Apr 14, 2026 · 6 min · Resin Factory Studio

Choosing the Right Resin: Polyurethane vs. Polystone

Polyurethane resin and polystone look identical in photos. They feel completely different in your hand. Here's how to choose.

Polyurethane (PU) resin is the default choice for most figures we cast. It's lightweight (~1.1 g/cm³), takes paint beautifully, holds fine sculpt detail down to 0.2mm, and is durable enough to survive a drop from waist height onto carpet. The downside: it's plastic. Hold a PU figure and a polystone figure of identical size, and the PU one feels lighter, hollower, less premium.

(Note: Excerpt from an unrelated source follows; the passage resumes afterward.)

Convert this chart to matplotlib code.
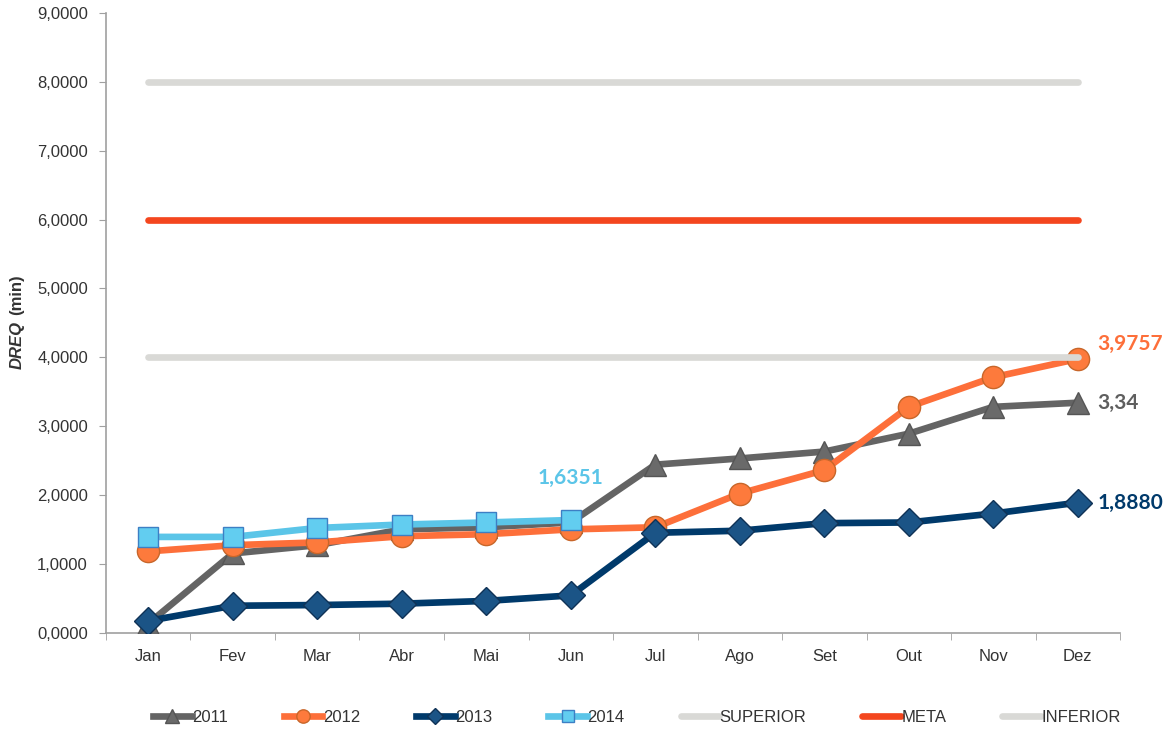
import matplotlib.pyplot as plt
from matplotlib.ticker import FuncFormatter, FixedLocator

plt.rcParams['font.family'] = ['Liberation Sans', 'DejaVu Sans']

# Data
months = ['Jan', 'Fev', 'Mar', 'Abr', 'Mai', 'Jun', 'Jul', 'Ago', 'Set', 'Out', 'Nov', 'Dez']
y2011 = [0.13, 1.15, 1.27, 1.50, 1.53, 1.60, 2.44, 2.53, 2.63, 2.89, 3.28, 3.34]
y2012 = [1.18, 1.27, 1.31, 1.40, 1.43, 1.50, 1.53, 2.02, 2.36, 3.28, 3.71, 3.9757]
y2013 = [0.17, 0.39, 0.40, 0.42, 0.46, 0.54, 1.45, 1.48, 1.59, 1.60, 1.73, 1.8880]
y2014 = [1.39, 1.39, 1.52, 1.57, 1.60, 1.6351]
superior = [8.0] * 12
meta = [6.0] * 12
inferior = [4.0] * 12

x = list(range(len(months)))

fig = plt.figure(figsize=(11.71, 7.33), dpi=100)
ax = fig.add_axes([0.0905, 0.137, 0.866, 0.845])

lw = 4.8
ax.plot(x, superior, color='#d9d9d6', lw=lw, solid_capstyle='round', label='SUPERIOR', zorder=2)
ax.plot(x, meta, color='#f4461e', lw=lw, solid_capstyle='round', label='META', zorder=2)
ax.plot(x, inferior, color='#d9d9d6', lw=lw, solid_capstyle='round', label='INFERIOR', zorder=5)

ax.plot(x, y2011, color='#646464', lw=lw, marker='^', ms=16,
        mfc='#6a6a6a', mec='#555555', label='2011', zorder=3)
ax.plot(x, y2012, color='#fd6f3a', lw=lw, marker='o', ms=16,
        mfc='#fd7a3c', mec='#c8662a', label='2012', zorder=3)
ax.plot(x, y2013, color='#003a6b', lw=lw, marker='D', ms=14,
        mfc='#1b5486', mec='#0f3256', label='2013', zorder=4)
ax.plot(x[:len(y2014)], y2014, color='#5bc5e8', lw=lw, marker='s', ms=15,
        mfc='#62cdf0', mec='#3d7fc4', label='2014', zorder=4)

# Data labels
lab_font = dict(family=['Lato', 'DejaVu Sans'], fontweight='bold', fontsize=15)
ax.annotate('1,6351', (5, y2014[-1]), xytext=(0, 30), textcoords='offset points',
            ha='center', va='center', color='#5bc5e8', **lab_font)
ax.annotate('3,9757', (11, y2012[-1]), xytext=(14, 11), textcoords='offset points',
            ha='left', va='center', color='#fd6f3a', **lab_font)
ax.annotate('3,34', (11, y2011[-1]), xytext=(14, 0), textcoords='offset points',
            ha='left', va='center', color='#5f5f5f', **lab_font)
ax.annotate('1,8880', (11, y2013[-1]), xytext=(14, 0), textcoords='offset points',
            ha='left', va='center', color='#003a6b', **lab_font)

# Axes
ax.set_xlim(-0.5, 11.5)
ax.set_ylim(0, 9)
ax.set_yticks(range(0, 10))
ax.yaxis.set_major_formatter(FuncFormatter(lambda v, p: f'{v:.4f}'.replace('.', ',')))
ax.set_xticks(x)
ax.set_xticklabels(months)
ax.xaxis.set_minor_locator(FixedLocator([i - 0.5 for i in range(13)]))
ax.tick_params(axis='x', which='major', length=0, pad=12)
ax.tick_params(axis='x', which='minor', length=5, color='#a0a0a0')
ax.tick_params(axis='y', length=5, color='#a0a0a0', pad=8)
ax.tick_params(labelsize=12, labelcolor='#333333')
for s in ['top', 'right']:
    ax.spines[s].set_visible(False)
for s in ['left', 'bottom']:
    ax.spines[s].set_color('#a0a0a0')
    ax.spines[s].set_linewidth(1.2)

# Y label (DREQ italic bold, (min) bold)
fig.text(0.0145, 0.529, 'DREQ', rotation=90, ha='center', va='center',
         fontweight='bold', fontstyle='italic', fontsize=12, color='#333333')
fig.text(0.0145, 0.598, '(min)', rotation=90, ha='center', va='center',
         fontweight='bold', fontsize=12, color='#333333')

handles, labels = ax.get_legend_handles_labels()
order = ['2011', '2012', '2013', '2014', 'SUPERIOR', 'META', 'INFERIOR']
hmap = dict(zip(labels, handles))
fig.legend([hmap[k] for k in order], order, loc='lower center', ncol=7,
           bbox_to_anchor=(0.544, -0.01), frameon=False, fontsize=12,
           handlelength=2.3, handletextpad=0.05, columnspacing=3.35, markerscale=0.6,
           labelcolor='#333333')

fig.savefig('out.png', dpi=100)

Polystone is PU resin mixed with finely ground stone powder (usually calcium carbonate). The result is roughly 2× heavier (~2.2 g/cm³) and feels distinctly cold to the touch — closer to ceramic or marble than plastic. Collectors of premium statues ($200+) actively prefer polystone for this reason. It also takes a different paint finish — more matte, more 'museum piece' than 'toy.'

Polystone has trade-offs. It's brittle. A polystone statue dropped from desk height will chip; the same fall in PU just bounces. Polystone is also harder to sculpt detail into below ~0.5mm — the stone particles fight the fine line work. And it costs ~25% more in material and is slower to cast (longer cure time).

Our rule of thumb: anything under $79 retail and any figure aimed at younger collectors — PU. Anything over $149 aimed at adult collectors who want a 'shelf-piece' feel — polystone. Between $79 and $149, ask the client what their reference is: if they're benchmarking against Pop Mart or Funko, PU; if they're benchmarking against Sideshow or Prime 1, polystone.

If you're not sure, we'll cast you one of each from the same master mold (small surcharge) so you can hold both before committing the production run.